The Pocket Wife by Susan Crawford. For those keeping track, this is post-Gone Girl and was published the same year as The Girl on the Train. It reminded me more of the latter, but it's similar to both in the fact that it's a book about miserable people, living miserable lives and the moral of the story seems to be don't get married.
Dana lives in a quiet New Jersey suburb not far from Manhattan, is at a loss now that her son is off to college and the cracks in her marriage to her lawyer husband, Peter are starting to show. Complicating matters is Dana's bipolar disorder, and the brutal murder of her neighbor and friend, Celia. Dana was the last person to see Celia alive, they were both drunk, they argued and....that's it. Dana has blacked out.

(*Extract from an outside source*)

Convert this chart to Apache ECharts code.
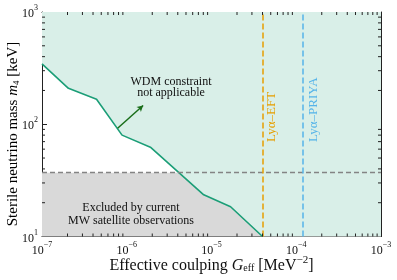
<!DOCTYPE html>
<html><head><meta charset="utf-8">
<script src="https://cdn.jsdelivr.net/npm/echarts@6/dist/echarts.min.js"></script>
<style>html,body{margin:0;padding:0;background:#fff}#c{width:397px;height:280px}</style>
</head><body><div id="c"></div>
<script>
// ---- data ----
const couplingG = [1e-7, 2.05e-7, 4.4e-7, 8.8e-7, 1.9e-6, 8.1e-6, 1.68e-5, 4.0e-5];
const massM4    = [345, 209, 167, 80, 62.5, 23.5, 18.4, 10];
const fillCornerG = [1e-3];
const fillCornerM = [10];
const satelliteLimit = 37;
const lyaEFT = 4.0e-5;
const lyaPRIYA = 1.18e-4;
const arrowFrom = [7.8e-7, 92];
const arrowTo = [1.56e-6, 147];
const xRange = [1e-7, 1e-3];
const yRange = [10, 1000];
const xDecades = [-7, -6, -5, -4];
const yDecades = [1, 2];

const SERIF = "'Liberation Serif','Times New Roman',serif";
const curve = couplingG.map((g, i) => [g, massM4[i]]);
const fillPts = curve.concat(fillCornerG.map((g, i) => [g, fillCornerM[i]]));

const minorX = [], minorY = [];
xDecades.forEach(k => { for (let m = 2; m <= 9; m++) minorX.push([m * Math.pow(10, k), yRange[0]]); });
yDecades.forEach(k => { for (let m = 2; m <= 9; m++) minorY.push([xRange[0], m * Math.pow(10, k)]); });

function expLabel(v) {
  const e = Math.round(Math.log10(v));
  return '{b|10}{e|' + String(e).replace('-', '−') + '}';
}
const tickRich = {
  b: { fontFamily: SERIF, fontSize: 12, color: '#111', verticalAlign: 'bottom', lineHeight: 16 },
  e: { fontFamily: SERIF, fontSize: 8, color: '#111', verticalAlign: 'top', lineHeight: 16 }
};
const axisCommon = {
  type: 'log', logBase: 10,
  axisLine: { show: true, onZero: false, lineStyle: { color: '#222', width: 1 } },
  axisTick: { show: true, inside: true, length: 5, lineStyle: { color: '#222', width: 1 } },
  splitLine: { show: false }
};
function vLine(x, color) {
  return [
    { coord: [x, yRange[0]], symbol: 'none', lineStyle: { color: color, type: [6, 3], width: 1.5 } },
    { coord: [x, yRange[1]], symbol: 'none' }
  ];
}
function titleRich(fs) {
  return {
    n: { fontFamily: SERIF, fontSize: fs, color: '#111', verticalAlign: 'bottom', lineHeight: fs + 3 },
    i: { fontFamily: SERIF, fontSize: fs, fontStyle: 'italic', color: '#111', verticalAlign: 'bottom', lineHeight: fs + 3 },
    s: { fontFamily: SERIF, fontSize: Math.round(fs * 0.62), color: '#111', verticalAlign: 'bottom', lineHeight: fs - 1 },
    p: { fontFamily: SERIF, fontSize: Math.round(fs * 0.68), color: '#111', verticalAlign: 'top', lineHeight: fs + 3 }
  };
}

const chart = echarts.init(document.getElementById('c'), null, { renderer: 'canvas' });
chart.setOption({
  animation: false,
  backgroundColor: '#fff',
  grid: { left: 42, right: 16, top: 12, bottom: 43.5, containLabel: false, outerBoundsMode: 'none' },
  xAxis: [
    Object.assign({}, axisCommon, {
      position: 'bottom', min: xRange[0], max: xRange[1],
      axisLabel: { formatter: expLabel, rich: tickRich, margin: 4 },
      name: '{n|Effective coulping }{i|G}{s|eff}{n| [MeV}{p|−2}{n|]}',
      nameLocation: 'middle', nameGap: 18, nameMoveOverlap: false,
      nameTextStyle: { fontFamily: SERIF, fontSize: 16, color: '#111', rich: titleRich(16) }
    }),
    Object.assign({}, axisCommon, {
      position: 'top', min: xRange[0], max: xRange[1], axisLabel: { show: false }
    })
  ],
  yAxis: [
    Object.assign({}, axisCommon, {
      position: 'left', min: yRange[0], max: yRange[1],
      axisLabel: { formatter: expLabel, rich: tickRich, margin: 4 }
    }),
    Object.assign({}, axisCommon, {
      position: 'right', min: yRange[0], max: yRange[1], axisLabel: { show: false }
    })
  ],
  series: [
    {
      type: 'line', z: 1, data: [], silent: true,
      markArea: {
        silent: true,
        itemStyle: { color: '#d9d9d9' },
        data: [[{ coord: [xRange[0], yRange[0]] }, { coord: [xRange[1], satelliteLimit] }]]
      }
    },
    {
      type: 'line', z: 2, data: fillPts, symbol: 'none', silent: true,
      lineStyle: { width: 0 },
      areaStyle: { color: '#d9efe8', opacity: 1, origin: 'end' }
    },
    {
      type: 'line', z: 4, data: curve, symbol: 'none', silent: true,
      lineStyle: { color: '#1b9e77', width: 1.6 },
      markLine: {
        silent: true, symbol: ['none', 'none'], label: { show: false },
        data: [
          [
            { coord: [xRange[0], satelliteLimit], symbol: 'none', lineStyle: { color: '#848484', type: [5, 3], width: 1.3 } },
            { coord: [xRange[1], satelliteLimit], symbol: 'none' }
          ],
          vLine(lyaEFT, '#E69F00'),
          vLine(lyaPRIYA, '#56B4E9'),
          [
            { coord: arrowFrom, symbol: 'none', lineStyle: { color: '#1a6e1a', type: 'solid', width: 1.5 } },
            { coord: arrowTo, symbol: 'arrow', symbolSize: [5, 6] }
          ]
        ]
      }
    },
    {
      type: 'custom', z: 5, silent: true, data: minorX, encode: { x: 0, y: 1 },
      renderItem: function (params, api) {
        const v = api.value(0);
        const b = api.coord([v, yRange[0]]), t = api.coord([v, yRange[1]]);
        return { type: 'group', children: [
          { type: 'line', shape: { x1: b[0], y1: b[1], x2: b[0], y2: b[1] - 3 }, style: { stroke: '#222', lineWidth: 1 } },
          { type: 'line', shape: { x1: t[0], y1: t[1], x2: t[0], y2: t[1] + 3 }, style: { stroke: '#222', lineWidth: 1 } }
        ]};
      }
    },
    {
      type: 'custom', z: 5, silent: true, data: minorY, encode: { x: 0, y: 1 },
      renderItem: function (params, api) {
        const v = api.value(1);
        const l = api.coord([xRange[0], v]), r = api.coord([xRange[1], v]);
        return { type: 'group', children: [
          { type: 'line', shape: { x1: l[0], y1: l[1], x2: l[0] + 3, y2: l[1] }, style: { stroke: '#222', lineWidth: 1 } },
          { type: 'line', shape: { x1: r[0], y1: r[1], x2: r[0] - 3, y2: r[1] }, style: { stroke: '#222', lineWidth: 1 } }
        ]};
      }
    }
  ],
  graphic: [
    { type: 'text', x: 12, y: 134, rotation: Math.PI / 2, z: 10,
      style: { text: '{n|Sterile neutrino mass }{i|m}{s|4}{n| [keV]}', rich: titleRich(15), align: 'center', verticalAlign: 'middle' } },
    { type: 'text', x: 171, y: 87, z: 10,
      style: { text: 'WDM constraint\nnot applicable', font: '12px ' + SERIF, fill: '#111', align: 'center', verticalAlign: 'middle', lineHeight: 11 } },
    { type: 'text', x: 131, y: 214.5, z: 10,
      style: { text: 'Excluded by current\nMW satellite observations', font: '12px ' + SERIF, fill: '#111', align: 'center', verticalAlign: 'middle', lineHeight: 12.5 } },
    { type: 'text', x: 272, y: 142, rotation: Math.PI / 2, z: 10,
      style: { text: 'Lyα–EFT', font: '13px ' + SERIF, fill: '#E69F00', align: 'left', verticalAlign: 'middle' } },
    { type: 'text', x: 313.5, y: 142, rotation: Math.PI / 2, z: 10,
      style: { text: 'Lyα–PRIYA', font: '13px ' + SERIF, fill: '#56B4E9', align: 'left', verticalAlign: 'middle' } }
  ]
});
</script>
</body></html>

Between the alcohol and being in a manic phase she's not sure what's reality and what are just thoughts bumping around in her head.

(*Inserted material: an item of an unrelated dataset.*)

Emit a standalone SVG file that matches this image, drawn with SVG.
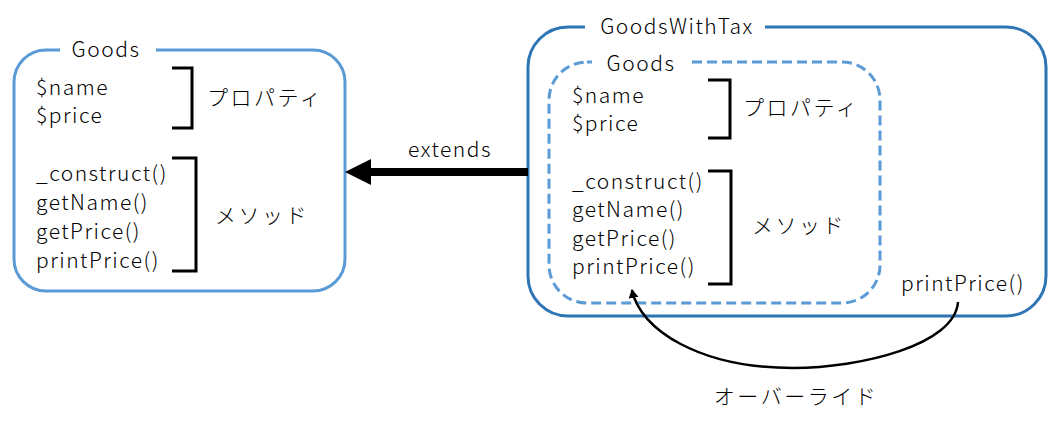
<svg xmlns="http://www.w3.org/2000/svg" width="1064" height="423" viewBox="0 0 1064 423">
<defs>
<style>
text{font-family:"Noto Sans CJK JP","Noto Sans",sans-serif;font-size:21px;font-weight:300;letter-spacing:1.5px;fill:#000}
.jp{letter-spacing:2.5px}
.box{fill:none;stroke:#5b9bd5;stroke-width:3}
.outer{fill:none;stroke:#2e75b6;stroke-width:3}
.dash{fill:none;stroke:#5b9bd5;stroke-width:3;stroke-dasharray:10 5}
.br{fill:none;stroke:#000;stroke-width:3}
.mid{text-anchor:middle}
</style>
<marker id="ah" markerWidth="10" markerHeight="10" refX="8" refY="5" orient="auto" markerUnits="userSpaceOnUse">
<path d="M0,0 L9,5 L0,10 Z" fill="#000"/>
</marker>
</defs>
<rect width="1064" height="423" fill="#fff"/>
<g id="goods">
<rect class="box" x="14" y="50" width="331" height="241" rx="32"/>
<rect x="60" y="40" width="96" height="20" fill="#fff"/>
<text class="mid" x="106" y="57">Goods</text>
<text x="36" y="95">$name</text>
<text x="36" y="123">$price</text>
<path class="br" d="M172,68 H192 V128 H172"/>
<text class="jp" x="207" y="105">プロパティ</text>
<text x="36" y="181">_construct()</text>
<text x="36" y="210">getName()</text>
<text x="36" y="239">getPrice()</text>
<text x="36" y="268">printPrice()</text>
<path class="br" d="M172,158 H196 V271 H172"/>
<text class="jp" x="215" y="223">メソッド</text>
</g>
<g id="goodswithtax">
<rect class="outer" x="528" y="27" width="518" height="289" rx="40"/>
<rect x="585" y="15" width="180" height="24" fill="#fff"/>
<text class="mid" x="677" y="34">GoodsWithTax</text>
<g id="inner-goods">
<rect class="dash" x="549" y="62" width="331" height="241" rx="38"/>
<rect x="592" y="52" width="97" height="20" fill="#fff"/>
<text class="mid" x="641" y="71">Goods</text>
<text x="572" y="103">$name</text>
<text x="572" y="131">$price</text>
<path class="br" d="M708,80 H730 V138 H708"/>
<text class="jp" x="743" y="115">プロパティ</text>
<text x="572" y="189">_construct()</text>
<text x="572" y="217">getName()</text>
<text x="572" y="246">getPrice()</text>
<text x="572" y="274">printPrice()</text>
<path class="br" d="M708,171 H731 V284 H708"/>
<text class="jp" x="752" y="233">メソッド</text>
</g>
<text x="901" y="291">printPrice()</text>
</g>
<g id="connectors">
<line x1="528" y1="172" x2="368" y2="172" stroke="#000" stroke-width="8"/>
<path d="M345,172 L371,159 L371,185 Z" fill="#000"/>
<text class="mid" x="450" y="157">extends</text>
<path d="M958,302 C955,345 860,368 793,368 C700,368 640,330 632,290" fill="none" stroke="#000" stroke-width="2.5" marker-end="url(#ah)"/>
<text class="mid jp" x="796" y="404">オーバーライド</text>
</g>
</svg>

This is another thriller that employs the Look At Me I'm A Serious Writer method of writing. There's a lot of musing and rambling words strung together and yada yada yada. It mostly works given Dana's mental state, but thank Jeebus that this book isn't only told from her point of view. I found myself much more interested when Detective Jack Moss was the one at the narration wheel.
This is OK. I pretty much had it figured all out by the 75% mark and it wraps up tidy. It's not the sort of book I will scream from the rooftops about, but if you loved The Girl on the Train and want another book in that vein? Yeah, this one. For me it was a pleasant way to pass the time but I wasn't enthusiastic about it.
Final Grade = C
Her Forbidden Gunslinger by Harper St. George is a short (around 60 pages) western that was an impulse download. I wanted a quick, one-sitting read for my lunch break at work, went diving into the Kindle TBR and pulled this out. This was OK, a pleasant way to kill an hour, but ultimately rather forgettable.
Sophie Buchanan's uncle wants to marry her to one of his loathsome cronies. She is going to run away and, being skilled in billiards, decides to hustle the few funds she has to a bigger payday. However the bloke she's playing doesn't take kindly losing to a woman and she finds herself getting pulled out of the fire by Gray, a half-Comanche gunman who works for her uncle. Naturally these two have had the hots for each other, but haven't acted on them because - well white woman, Comanche man, he works for her uncle yada yada yada. With her wedding day looming closer, can Gray find a way to rescue Sophie?
This was an OK read, but suffers from the short word count. Even making it a longer novella (150 pages) would have gone a long way to fleshing out this story. This did the job of entertaining me on my lunch break, but it's not something I would say you have to drop your life in order to read. Since the publication of this short St. George has gone on to write full length Harlequin Historicals (which I have in my TBR - because of course I do). I liked the writing here, which means I'm now looking forward to bumping up those longer books in my reading queue.